専門卒業後も、じつは音響関連会社の内定をもらっていたのですが、それも断ち切ってフリーターをしながら、バンド活動をつづけて、デモ音源をオーディションに送ったりもしましたが、現実は甘くありませんでした。
そのバンド活動も終りが来る?
はい…。さすがに大学も中退、専門行ったのに就職もせずという状況で、父から家を追い出されていて、現実問題として、自分のなかで25くらいまでに結果が出なかったら、やめようとは何となく考えていました。
早かれ遅かれバンドマンが一度は必ず通る道ですね。
それで、相方のギターに自分からもう辞めるという話をしました。そういう場所って、大体ファミレスなんですよ(笑)。バンド活動もメンバーチェンジを繰り返して、うまくいっていなかったので「じゃあ解散だね」と。
わかります、あの重い空気感。長く続けていたバンドが終わる日、なかなか切ない。
そうですね。でも、19のときに駅で偶然会ってから25、6までバンド活動を共に出来たので、相性は良かったのだと思います。いまも連絡しあっていますし。それから、バンドはもうやらないと決めて、後戻りできないように楽器も売ってしまいました。
バンドをやめるのに未練はなかったですか?
不思議とありませんでしたね。そんなことより、バンドをやめたら、ただの「25歳フリーター」になっていて(笑)。どうにかしなければ、ということで、音楽求人サイトでCDショップやマネージャー、リハーサルスタジオなど音楽関連の求人に応募しました。
そのなかにサウンドスタジオノアがあったと?
はい、活動拠点が神奈川だったので、それまでスタジオノアは知らなかったのですが、バンド仲間から、都内では一番有名できれいなスタジオだよと、教えてもらって。まずはアルバイトに入って、そこから当時の店長の推薦もあって社員となり、野方店や高田馬場店の店長を経て、現在にいたります。
音楽の主役は若者、若いアイデアを注ぎこんでいきたい
最近はライブを中心に音楽業界も復活の兆しがあるという話も聞きます。現場からみて最近のバンド状況はどうでしょうか?
はい、一時期バンドの数がものすごく減ったなぁという時代がありましたが、それに比べますと徐々にですが増えてきていると思います。ただ、ダンスや競合となるエンタメも増えているので、業界が回復してきていると言うには、まだまだこれからだと思います。

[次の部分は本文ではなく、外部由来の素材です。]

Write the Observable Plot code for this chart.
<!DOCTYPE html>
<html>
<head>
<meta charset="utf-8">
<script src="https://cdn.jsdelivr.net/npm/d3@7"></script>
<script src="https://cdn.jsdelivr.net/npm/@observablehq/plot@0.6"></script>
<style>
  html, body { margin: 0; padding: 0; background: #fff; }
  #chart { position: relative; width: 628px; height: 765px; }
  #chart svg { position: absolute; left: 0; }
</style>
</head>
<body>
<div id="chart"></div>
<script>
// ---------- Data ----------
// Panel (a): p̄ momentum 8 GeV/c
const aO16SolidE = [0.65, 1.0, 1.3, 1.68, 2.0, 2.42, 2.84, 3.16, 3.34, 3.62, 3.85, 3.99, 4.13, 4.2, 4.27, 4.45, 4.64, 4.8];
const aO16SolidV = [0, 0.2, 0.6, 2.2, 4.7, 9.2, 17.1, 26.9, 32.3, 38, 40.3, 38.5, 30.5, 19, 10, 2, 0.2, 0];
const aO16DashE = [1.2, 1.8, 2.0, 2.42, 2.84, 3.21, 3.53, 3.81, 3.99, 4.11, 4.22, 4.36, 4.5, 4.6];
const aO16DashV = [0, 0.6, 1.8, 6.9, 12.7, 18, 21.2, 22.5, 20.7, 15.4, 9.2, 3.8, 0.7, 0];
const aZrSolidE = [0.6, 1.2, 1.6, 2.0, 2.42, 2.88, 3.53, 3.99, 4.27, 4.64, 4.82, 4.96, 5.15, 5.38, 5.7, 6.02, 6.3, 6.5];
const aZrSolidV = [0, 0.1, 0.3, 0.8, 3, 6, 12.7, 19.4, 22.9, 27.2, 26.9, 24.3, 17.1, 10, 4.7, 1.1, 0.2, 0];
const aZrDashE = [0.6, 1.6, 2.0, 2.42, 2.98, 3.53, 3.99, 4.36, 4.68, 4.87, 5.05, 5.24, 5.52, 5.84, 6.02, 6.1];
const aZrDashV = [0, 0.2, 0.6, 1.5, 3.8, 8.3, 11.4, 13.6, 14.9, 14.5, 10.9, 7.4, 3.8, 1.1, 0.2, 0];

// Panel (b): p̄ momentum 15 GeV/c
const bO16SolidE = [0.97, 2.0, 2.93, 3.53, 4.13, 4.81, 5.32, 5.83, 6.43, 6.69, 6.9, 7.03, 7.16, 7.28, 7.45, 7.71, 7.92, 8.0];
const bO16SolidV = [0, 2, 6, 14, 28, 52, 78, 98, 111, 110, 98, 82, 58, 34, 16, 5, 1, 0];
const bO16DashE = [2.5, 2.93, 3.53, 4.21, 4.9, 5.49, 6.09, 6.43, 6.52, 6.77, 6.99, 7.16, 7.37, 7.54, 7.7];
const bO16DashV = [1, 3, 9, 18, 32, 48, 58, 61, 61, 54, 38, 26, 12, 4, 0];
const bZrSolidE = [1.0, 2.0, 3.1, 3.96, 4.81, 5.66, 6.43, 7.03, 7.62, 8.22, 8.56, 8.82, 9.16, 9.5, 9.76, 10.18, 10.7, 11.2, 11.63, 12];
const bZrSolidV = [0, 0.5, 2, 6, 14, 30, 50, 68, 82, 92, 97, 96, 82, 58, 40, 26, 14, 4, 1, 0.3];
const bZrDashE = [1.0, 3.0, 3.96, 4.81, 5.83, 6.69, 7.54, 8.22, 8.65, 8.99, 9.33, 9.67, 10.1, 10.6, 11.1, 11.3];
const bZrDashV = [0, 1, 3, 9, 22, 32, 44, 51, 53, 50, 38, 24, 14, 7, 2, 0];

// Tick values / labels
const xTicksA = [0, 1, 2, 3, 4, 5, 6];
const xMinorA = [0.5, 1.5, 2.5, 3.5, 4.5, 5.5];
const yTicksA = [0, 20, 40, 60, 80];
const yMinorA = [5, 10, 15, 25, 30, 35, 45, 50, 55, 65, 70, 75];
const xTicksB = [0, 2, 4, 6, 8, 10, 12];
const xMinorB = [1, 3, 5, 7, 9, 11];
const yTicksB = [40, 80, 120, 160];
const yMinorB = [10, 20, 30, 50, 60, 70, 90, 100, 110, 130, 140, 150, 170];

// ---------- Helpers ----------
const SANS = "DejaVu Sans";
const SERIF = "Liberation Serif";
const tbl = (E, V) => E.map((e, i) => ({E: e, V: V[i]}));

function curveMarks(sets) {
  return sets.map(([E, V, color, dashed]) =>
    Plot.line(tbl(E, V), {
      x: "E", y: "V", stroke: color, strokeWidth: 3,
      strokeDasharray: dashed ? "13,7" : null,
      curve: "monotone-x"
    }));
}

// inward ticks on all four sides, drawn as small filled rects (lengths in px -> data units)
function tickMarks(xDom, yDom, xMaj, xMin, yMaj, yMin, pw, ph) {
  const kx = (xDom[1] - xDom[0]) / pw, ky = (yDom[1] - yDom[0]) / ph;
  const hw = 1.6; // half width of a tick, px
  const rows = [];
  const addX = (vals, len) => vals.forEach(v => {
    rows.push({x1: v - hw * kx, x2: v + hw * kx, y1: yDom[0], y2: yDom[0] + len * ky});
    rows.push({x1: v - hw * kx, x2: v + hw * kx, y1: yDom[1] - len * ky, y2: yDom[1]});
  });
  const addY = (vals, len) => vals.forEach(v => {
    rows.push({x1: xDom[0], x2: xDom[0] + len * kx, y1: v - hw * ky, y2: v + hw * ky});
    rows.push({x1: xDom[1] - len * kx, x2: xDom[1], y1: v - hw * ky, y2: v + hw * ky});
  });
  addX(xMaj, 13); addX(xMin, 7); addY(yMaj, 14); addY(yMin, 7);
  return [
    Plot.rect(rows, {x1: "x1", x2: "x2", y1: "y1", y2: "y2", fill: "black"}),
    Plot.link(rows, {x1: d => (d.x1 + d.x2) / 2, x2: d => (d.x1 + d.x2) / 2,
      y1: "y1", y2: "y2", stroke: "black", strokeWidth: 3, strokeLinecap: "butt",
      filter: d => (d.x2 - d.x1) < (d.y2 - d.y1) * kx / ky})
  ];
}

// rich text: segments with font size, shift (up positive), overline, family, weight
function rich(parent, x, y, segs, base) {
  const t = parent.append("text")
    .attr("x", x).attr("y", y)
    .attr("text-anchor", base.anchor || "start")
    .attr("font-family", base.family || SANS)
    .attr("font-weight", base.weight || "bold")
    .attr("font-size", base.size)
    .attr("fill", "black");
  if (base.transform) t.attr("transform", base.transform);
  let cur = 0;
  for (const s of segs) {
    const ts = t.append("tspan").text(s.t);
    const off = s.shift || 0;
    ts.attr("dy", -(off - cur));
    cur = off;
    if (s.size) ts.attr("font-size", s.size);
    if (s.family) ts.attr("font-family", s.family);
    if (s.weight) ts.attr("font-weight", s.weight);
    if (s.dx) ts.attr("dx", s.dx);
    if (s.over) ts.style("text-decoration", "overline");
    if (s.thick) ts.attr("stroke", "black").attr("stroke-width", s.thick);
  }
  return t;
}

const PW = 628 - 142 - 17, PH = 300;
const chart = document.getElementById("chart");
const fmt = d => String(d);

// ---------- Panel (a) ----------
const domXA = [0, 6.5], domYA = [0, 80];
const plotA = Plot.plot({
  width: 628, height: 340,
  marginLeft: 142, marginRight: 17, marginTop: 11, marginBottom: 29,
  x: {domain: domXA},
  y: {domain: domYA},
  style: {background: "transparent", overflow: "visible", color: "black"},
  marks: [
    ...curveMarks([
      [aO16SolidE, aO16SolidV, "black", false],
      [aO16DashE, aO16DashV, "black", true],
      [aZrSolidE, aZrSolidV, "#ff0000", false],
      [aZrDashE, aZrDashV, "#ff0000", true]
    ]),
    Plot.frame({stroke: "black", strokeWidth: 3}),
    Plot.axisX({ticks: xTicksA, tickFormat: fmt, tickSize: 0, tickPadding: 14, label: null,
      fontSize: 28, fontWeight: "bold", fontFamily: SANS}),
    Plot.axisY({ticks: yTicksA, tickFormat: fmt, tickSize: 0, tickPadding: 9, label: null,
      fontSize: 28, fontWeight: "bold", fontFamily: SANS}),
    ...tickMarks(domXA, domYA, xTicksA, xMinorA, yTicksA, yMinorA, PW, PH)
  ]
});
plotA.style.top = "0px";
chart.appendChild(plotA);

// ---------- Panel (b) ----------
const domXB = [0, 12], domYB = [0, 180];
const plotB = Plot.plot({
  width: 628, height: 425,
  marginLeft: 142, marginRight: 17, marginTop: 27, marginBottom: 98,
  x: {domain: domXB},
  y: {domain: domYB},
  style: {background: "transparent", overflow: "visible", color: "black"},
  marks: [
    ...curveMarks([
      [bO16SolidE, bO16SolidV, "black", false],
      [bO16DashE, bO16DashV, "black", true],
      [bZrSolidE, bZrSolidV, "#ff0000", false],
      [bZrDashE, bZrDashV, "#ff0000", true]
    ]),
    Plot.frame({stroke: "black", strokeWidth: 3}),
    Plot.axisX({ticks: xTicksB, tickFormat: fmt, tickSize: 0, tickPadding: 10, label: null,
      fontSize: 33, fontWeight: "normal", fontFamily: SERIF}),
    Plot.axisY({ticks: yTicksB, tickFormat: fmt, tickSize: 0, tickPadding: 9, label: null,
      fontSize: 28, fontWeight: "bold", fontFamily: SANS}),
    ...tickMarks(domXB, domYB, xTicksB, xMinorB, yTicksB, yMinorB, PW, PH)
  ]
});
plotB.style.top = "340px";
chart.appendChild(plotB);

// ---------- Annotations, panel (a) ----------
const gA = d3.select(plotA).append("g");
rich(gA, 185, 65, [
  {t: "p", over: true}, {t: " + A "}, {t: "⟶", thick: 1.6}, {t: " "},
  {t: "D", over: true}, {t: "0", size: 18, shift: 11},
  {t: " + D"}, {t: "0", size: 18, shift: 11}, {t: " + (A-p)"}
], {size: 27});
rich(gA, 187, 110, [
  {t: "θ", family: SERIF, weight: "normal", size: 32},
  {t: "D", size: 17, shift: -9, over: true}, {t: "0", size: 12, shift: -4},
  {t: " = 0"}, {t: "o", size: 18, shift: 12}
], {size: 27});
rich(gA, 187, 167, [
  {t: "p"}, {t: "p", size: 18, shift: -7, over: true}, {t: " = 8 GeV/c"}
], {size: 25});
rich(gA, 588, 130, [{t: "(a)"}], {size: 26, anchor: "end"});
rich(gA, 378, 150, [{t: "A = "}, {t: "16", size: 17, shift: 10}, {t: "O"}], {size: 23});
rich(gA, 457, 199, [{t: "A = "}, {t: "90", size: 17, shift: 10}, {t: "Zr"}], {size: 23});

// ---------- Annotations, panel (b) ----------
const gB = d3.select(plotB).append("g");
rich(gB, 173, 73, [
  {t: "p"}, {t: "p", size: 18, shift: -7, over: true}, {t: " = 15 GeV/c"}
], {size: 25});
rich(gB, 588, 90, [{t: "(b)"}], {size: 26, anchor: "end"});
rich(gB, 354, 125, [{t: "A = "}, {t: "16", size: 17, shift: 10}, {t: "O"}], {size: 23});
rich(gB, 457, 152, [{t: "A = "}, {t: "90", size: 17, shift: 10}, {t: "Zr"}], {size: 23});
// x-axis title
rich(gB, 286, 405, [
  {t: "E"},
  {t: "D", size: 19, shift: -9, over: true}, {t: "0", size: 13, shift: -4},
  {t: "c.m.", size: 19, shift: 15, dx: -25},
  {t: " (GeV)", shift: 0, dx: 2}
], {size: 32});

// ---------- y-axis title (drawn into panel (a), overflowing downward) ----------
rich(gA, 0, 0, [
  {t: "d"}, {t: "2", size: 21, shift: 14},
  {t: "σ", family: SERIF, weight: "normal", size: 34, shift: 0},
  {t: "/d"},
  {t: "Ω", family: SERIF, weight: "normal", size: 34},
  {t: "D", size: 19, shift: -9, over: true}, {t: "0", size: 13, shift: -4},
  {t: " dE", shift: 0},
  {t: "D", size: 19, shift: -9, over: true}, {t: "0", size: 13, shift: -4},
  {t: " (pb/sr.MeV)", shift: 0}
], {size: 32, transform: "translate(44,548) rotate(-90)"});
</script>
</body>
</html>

久保田さんも10代からバンドをはじめて現場で見てきました。時代とともに感じる変化はありますか?
好意的な表現としてとらえてもらいたいですが、昔のバンドマンって「ワル」でしたよね。それに対して、今のバンドマンは「オタク」が多いです。一人自宅でギターを弾いたり、DTMをやったりしている子が、スタジオにきました、という場面が増えました。それと、女性が多くなったのは目立ちますね。スタジオ利用者もいまは半分が女性です。
最近のJチャートの傾向にも近いものを感じますね。これからもっと活性化させていくためにはどうすればいいでしょうか。
僕としては、音楽は若い人にリードしていってほしいですね。つねに若いアイデアを注ぎこんでもらいたいです。リハスタの現場としても、自分ももう35歳、このまま現場で、というのもちょっと違うかなと。やっぱり、音楽の主役は若者のほうがいいですよ。
音楽業界全体も高齢化しています。昔バンドをやっていた人が年配になってまたバンドをはじめるということも多いのでは?
もちろん、リハーサルスタジオとしてあらゆる年齢帯の方が大歓迎ですよ。でも、自分もそうあったように、みんな若い時代があったじゃないですか。やっぱり主役となるべきは若い世代、リハーサルスタジオの主役も若者であるという姿勢はもっていたいと思います。
歴史をひもとけば、こと音楽に関しては、時代を切り開いてきたのは若者ですからね。
はい、スタジオノアとしても、若い人にスタジオに足を運んでもらう取り組み、たとえば音楽セミナーやレコーディングセミナーをやって、音楽人口を増やしていければと思います。あ、ネットやSNSも積極的に使って若い世代にアピールしていきますよ。
若い人は電話や対面が苦手でも、SNSは大好物ですからね。本日はありがとうございました。